Luther Ray Abel writes for National Review Online about a tech giant’s major decision about electric vehicles.

Electric dreams in Palo Alto came to a conclusion as Apple announced that its electric-car project, ten years in the making and code-named “Titan,” is turning out the lights. Some of the project’s resources are expected to be cannibalized for Apple’s generative-AI ambitions elsewhere.

Mark Gurman reports for Bloomberg:

Apple Inc. is canceling a decadelong effort to build an electric car, according to people with knowledge of the matter, abandoning one of the most ambitious projects in the history of the company.

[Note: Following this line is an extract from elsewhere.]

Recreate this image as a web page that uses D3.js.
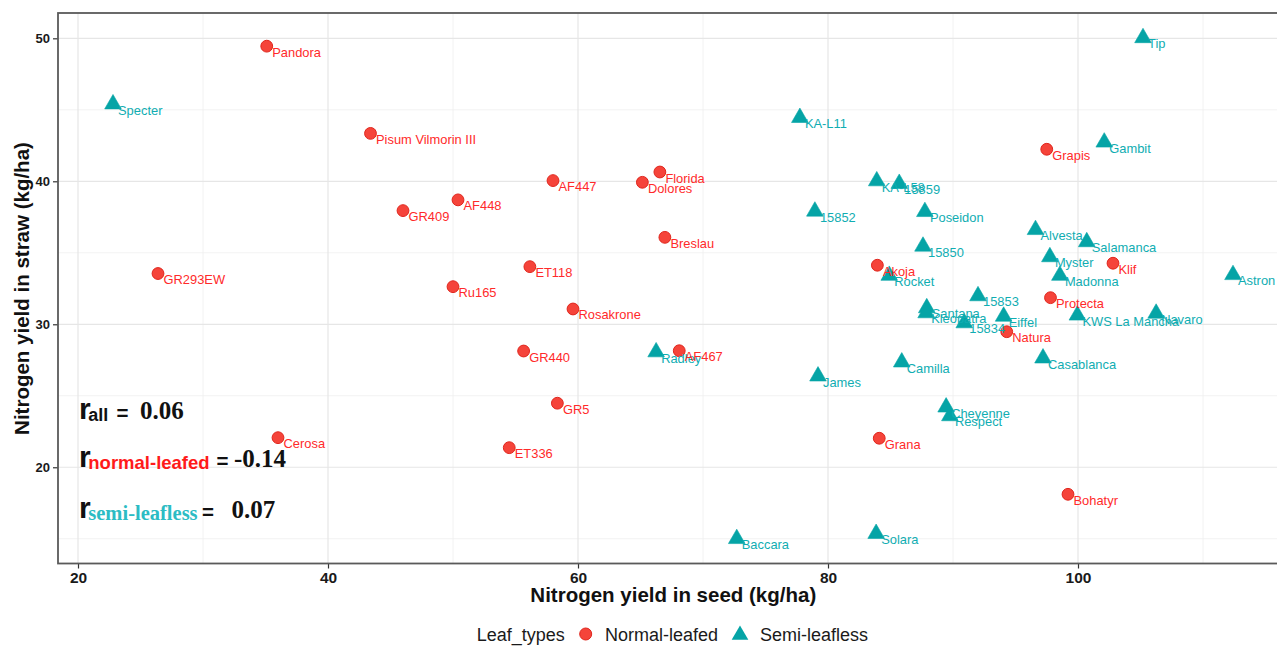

Apple made the disclosure internally Tuesday, surprising the nearly 2,000 employees working on the project, said the people, who asked not to be identified because the announcement wasn’t public. The decision was shared by Chief Operating Officer Jeff Williams and Kevin Lynch, a vice president in charge of the effort, according to the people.

The internal reasons for the shuttering may never be known, Apple being an especially secretive company, but from what one can observe of the market and Apple’s desire for high-margin wares, there isn’t much of a future for a product type that very few Americans desire. The latest version of the Apple Car was expected to have a price tag of $100,000 and compete with well-established EV players such as Tesla, General Motors, Mercedes, Rivian, and Lucid — with the exception of Tesla, companies that are already struggling to move vehicles off their lots. … Mercedes is trimming its EV offerings, joining General Motors, who signaled the same last month. Stuck with an underwhelming, expensive to produce, and unwanted product line, Apple appears to have decided that pulling the plug is more attractive than waiting for a launch that may not have happened until 2028!

The resounding thud that has been the broader introduction of electric vehicles into the American market has been an incredible exercise in the public’s politely pushing away what manufacturers and governments tell them they should like.